THE PROBLEM: Copy every line of the data that contains the string "this".

Records with drawing code:

— start —

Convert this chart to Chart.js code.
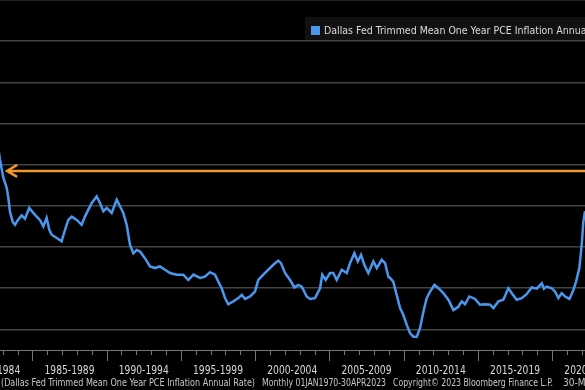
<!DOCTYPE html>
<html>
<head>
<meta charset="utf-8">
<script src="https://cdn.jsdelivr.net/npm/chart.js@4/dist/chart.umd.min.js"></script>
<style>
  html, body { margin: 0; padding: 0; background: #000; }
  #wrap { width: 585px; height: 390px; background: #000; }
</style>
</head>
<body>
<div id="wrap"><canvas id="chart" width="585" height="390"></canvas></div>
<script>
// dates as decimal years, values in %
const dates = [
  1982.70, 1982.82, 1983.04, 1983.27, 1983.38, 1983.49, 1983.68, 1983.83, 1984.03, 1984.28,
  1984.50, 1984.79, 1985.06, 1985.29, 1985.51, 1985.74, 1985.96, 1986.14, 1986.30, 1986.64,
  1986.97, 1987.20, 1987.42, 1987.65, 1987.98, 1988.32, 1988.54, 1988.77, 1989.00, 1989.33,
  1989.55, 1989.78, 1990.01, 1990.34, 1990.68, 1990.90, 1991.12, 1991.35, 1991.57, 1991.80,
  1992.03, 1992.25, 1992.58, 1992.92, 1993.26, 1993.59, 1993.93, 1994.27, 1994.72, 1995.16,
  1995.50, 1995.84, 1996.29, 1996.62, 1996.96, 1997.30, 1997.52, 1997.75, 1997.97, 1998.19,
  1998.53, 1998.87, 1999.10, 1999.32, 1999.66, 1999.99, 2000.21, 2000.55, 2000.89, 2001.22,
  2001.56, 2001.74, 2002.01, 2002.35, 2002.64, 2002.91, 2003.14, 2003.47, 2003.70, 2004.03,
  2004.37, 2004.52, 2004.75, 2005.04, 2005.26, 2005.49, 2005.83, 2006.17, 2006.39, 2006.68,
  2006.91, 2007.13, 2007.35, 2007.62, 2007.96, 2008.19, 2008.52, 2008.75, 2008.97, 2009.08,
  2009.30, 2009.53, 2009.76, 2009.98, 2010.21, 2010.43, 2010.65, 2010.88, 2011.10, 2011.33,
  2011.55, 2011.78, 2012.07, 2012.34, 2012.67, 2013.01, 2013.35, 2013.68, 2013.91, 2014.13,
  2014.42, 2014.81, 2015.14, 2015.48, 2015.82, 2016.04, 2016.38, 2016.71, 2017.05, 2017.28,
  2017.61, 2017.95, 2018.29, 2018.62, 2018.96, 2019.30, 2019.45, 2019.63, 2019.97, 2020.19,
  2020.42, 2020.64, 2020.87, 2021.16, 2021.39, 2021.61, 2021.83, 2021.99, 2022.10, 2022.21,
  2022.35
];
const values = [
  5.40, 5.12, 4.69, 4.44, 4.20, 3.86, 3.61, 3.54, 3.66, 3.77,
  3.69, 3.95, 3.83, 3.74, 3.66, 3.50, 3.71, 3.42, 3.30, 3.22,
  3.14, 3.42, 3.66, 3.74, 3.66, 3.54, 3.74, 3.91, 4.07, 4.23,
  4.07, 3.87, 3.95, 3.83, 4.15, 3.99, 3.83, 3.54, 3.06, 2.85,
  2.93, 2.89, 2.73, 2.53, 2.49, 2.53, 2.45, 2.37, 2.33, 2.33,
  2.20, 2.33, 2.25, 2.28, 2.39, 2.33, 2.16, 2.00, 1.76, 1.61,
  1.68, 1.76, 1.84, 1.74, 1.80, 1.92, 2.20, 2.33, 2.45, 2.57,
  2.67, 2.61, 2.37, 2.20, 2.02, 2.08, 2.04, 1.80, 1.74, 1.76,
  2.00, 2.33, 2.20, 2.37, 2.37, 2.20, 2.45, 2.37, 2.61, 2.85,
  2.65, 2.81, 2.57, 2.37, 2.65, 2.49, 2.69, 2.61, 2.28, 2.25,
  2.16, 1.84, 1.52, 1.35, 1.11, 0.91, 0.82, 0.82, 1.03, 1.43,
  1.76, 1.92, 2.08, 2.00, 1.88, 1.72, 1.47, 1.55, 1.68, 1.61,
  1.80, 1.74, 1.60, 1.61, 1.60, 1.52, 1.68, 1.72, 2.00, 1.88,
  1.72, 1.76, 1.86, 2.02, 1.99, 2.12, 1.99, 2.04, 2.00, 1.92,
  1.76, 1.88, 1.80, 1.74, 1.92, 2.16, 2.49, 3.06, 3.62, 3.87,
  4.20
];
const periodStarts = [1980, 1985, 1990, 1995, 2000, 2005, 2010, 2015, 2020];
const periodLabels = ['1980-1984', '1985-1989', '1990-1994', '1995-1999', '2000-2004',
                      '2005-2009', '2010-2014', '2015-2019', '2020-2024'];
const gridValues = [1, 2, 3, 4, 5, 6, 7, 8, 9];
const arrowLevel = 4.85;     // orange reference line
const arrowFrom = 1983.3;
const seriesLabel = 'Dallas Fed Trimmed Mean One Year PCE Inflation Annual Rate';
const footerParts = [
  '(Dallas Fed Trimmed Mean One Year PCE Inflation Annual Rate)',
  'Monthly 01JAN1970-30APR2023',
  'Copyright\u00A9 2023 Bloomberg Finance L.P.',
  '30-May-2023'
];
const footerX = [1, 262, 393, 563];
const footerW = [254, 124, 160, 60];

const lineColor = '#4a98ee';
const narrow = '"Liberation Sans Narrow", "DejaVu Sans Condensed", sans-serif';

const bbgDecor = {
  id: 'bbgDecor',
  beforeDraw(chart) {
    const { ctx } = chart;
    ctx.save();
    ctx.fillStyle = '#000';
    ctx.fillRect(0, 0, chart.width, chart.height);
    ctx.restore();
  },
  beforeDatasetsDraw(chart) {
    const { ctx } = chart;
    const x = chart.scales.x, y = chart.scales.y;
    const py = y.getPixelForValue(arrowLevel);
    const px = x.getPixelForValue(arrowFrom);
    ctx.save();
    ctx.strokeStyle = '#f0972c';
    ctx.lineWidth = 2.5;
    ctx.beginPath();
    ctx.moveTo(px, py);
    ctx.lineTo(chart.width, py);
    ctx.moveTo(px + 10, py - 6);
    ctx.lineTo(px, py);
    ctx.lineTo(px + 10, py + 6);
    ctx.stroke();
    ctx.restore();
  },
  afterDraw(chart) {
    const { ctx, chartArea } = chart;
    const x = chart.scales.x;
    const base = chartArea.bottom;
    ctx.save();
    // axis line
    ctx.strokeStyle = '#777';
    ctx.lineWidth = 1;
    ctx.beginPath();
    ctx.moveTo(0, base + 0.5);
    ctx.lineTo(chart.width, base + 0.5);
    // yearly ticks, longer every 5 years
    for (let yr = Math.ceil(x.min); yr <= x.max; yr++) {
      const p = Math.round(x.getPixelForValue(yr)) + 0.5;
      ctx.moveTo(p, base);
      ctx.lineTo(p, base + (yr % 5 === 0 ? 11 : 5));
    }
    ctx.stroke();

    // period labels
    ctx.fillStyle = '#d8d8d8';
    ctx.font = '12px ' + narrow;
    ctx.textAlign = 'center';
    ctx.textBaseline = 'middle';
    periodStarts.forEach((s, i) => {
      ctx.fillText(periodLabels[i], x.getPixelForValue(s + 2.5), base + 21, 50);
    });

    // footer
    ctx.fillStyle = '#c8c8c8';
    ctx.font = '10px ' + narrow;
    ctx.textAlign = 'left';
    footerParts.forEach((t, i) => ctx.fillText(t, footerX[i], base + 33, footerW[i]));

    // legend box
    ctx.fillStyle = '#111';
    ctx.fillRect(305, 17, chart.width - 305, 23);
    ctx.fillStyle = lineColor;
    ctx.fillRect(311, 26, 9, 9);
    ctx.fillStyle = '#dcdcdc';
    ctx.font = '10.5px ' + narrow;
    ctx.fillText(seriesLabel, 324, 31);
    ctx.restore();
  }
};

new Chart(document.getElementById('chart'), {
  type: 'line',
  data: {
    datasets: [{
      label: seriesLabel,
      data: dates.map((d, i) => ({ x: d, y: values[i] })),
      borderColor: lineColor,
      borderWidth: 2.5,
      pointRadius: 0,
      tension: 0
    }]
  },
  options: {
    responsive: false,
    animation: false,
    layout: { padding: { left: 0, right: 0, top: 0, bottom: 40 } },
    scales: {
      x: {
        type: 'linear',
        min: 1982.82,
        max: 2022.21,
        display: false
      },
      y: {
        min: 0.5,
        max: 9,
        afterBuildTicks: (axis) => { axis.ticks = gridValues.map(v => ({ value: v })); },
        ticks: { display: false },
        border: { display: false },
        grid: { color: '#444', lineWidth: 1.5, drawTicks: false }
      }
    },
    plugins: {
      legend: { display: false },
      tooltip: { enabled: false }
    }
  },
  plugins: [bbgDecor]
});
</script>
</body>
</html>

— end —
— start —

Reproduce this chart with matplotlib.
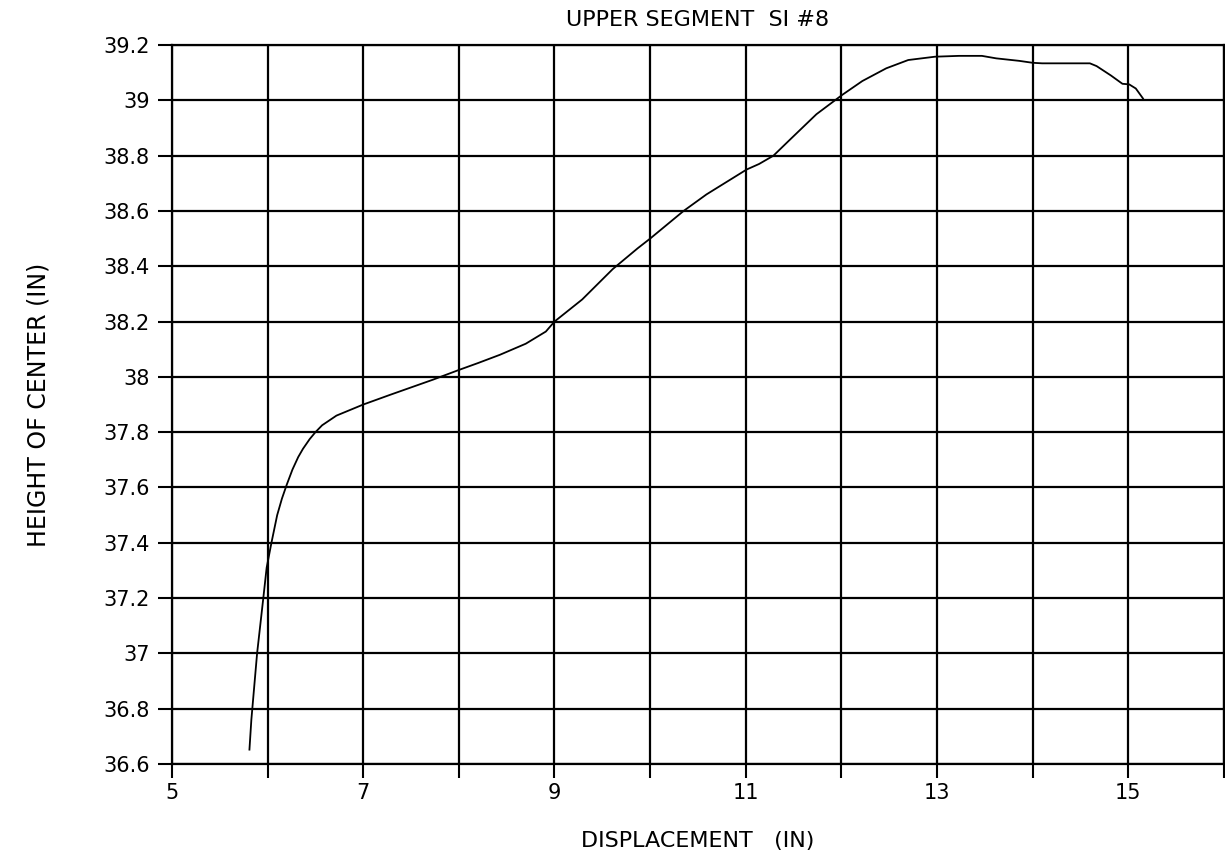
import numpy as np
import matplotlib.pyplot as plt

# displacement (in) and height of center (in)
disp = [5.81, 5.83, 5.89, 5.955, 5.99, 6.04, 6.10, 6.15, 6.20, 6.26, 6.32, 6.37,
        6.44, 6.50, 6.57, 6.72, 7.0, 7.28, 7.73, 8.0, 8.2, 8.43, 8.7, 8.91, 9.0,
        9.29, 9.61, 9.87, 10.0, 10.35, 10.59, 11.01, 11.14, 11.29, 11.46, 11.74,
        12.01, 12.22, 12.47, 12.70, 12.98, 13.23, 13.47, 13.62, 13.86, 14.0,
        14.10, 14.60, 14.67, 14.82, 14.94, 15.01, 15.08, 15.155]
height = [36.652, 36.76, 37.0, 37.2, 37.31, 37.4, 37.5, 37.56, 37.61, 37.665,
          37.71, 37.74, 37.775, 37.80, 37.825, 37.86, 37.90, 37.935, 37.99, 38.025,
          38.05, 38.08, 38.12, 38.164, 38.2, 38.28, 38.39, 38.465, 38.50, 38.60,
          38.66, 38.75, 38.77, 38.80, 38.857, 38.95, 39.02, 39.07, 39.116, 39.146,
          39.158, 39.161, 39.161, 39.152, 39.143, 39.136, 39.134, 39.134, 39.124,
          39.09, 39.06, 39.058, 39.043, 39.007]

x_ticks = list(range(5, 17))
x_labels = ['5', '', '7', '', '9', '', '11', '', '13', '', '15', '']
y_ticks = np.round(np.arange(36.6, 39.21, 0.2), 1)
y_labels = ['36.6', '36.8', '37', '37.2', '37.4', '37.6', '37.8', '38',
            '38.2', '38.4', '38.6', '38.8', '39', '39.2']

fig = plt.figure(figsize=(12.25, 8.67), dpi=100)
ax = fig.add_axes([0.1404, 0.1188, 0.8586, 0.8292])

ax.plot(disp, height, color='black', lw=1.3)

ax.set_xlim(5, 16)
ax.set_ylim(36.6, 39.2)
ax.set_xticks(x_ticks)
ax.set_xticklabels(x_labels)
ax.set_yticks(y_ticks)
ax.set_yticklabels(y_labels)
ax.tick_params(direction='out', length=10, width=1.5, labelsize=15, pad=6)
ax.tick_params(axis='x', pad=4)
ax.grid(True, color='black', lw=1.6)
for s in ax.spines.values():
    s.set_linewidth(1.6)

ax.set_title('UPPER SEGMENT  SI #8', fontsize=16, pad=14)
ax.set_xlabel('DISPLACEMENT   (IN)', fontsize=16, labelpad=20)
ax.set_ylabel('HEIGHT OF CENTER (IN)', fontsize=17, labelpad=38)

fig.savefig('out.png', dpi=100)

— end —

THE ANSWER:
Convert this chart to Chart.js code.
Reproduce this chart with matplotlib.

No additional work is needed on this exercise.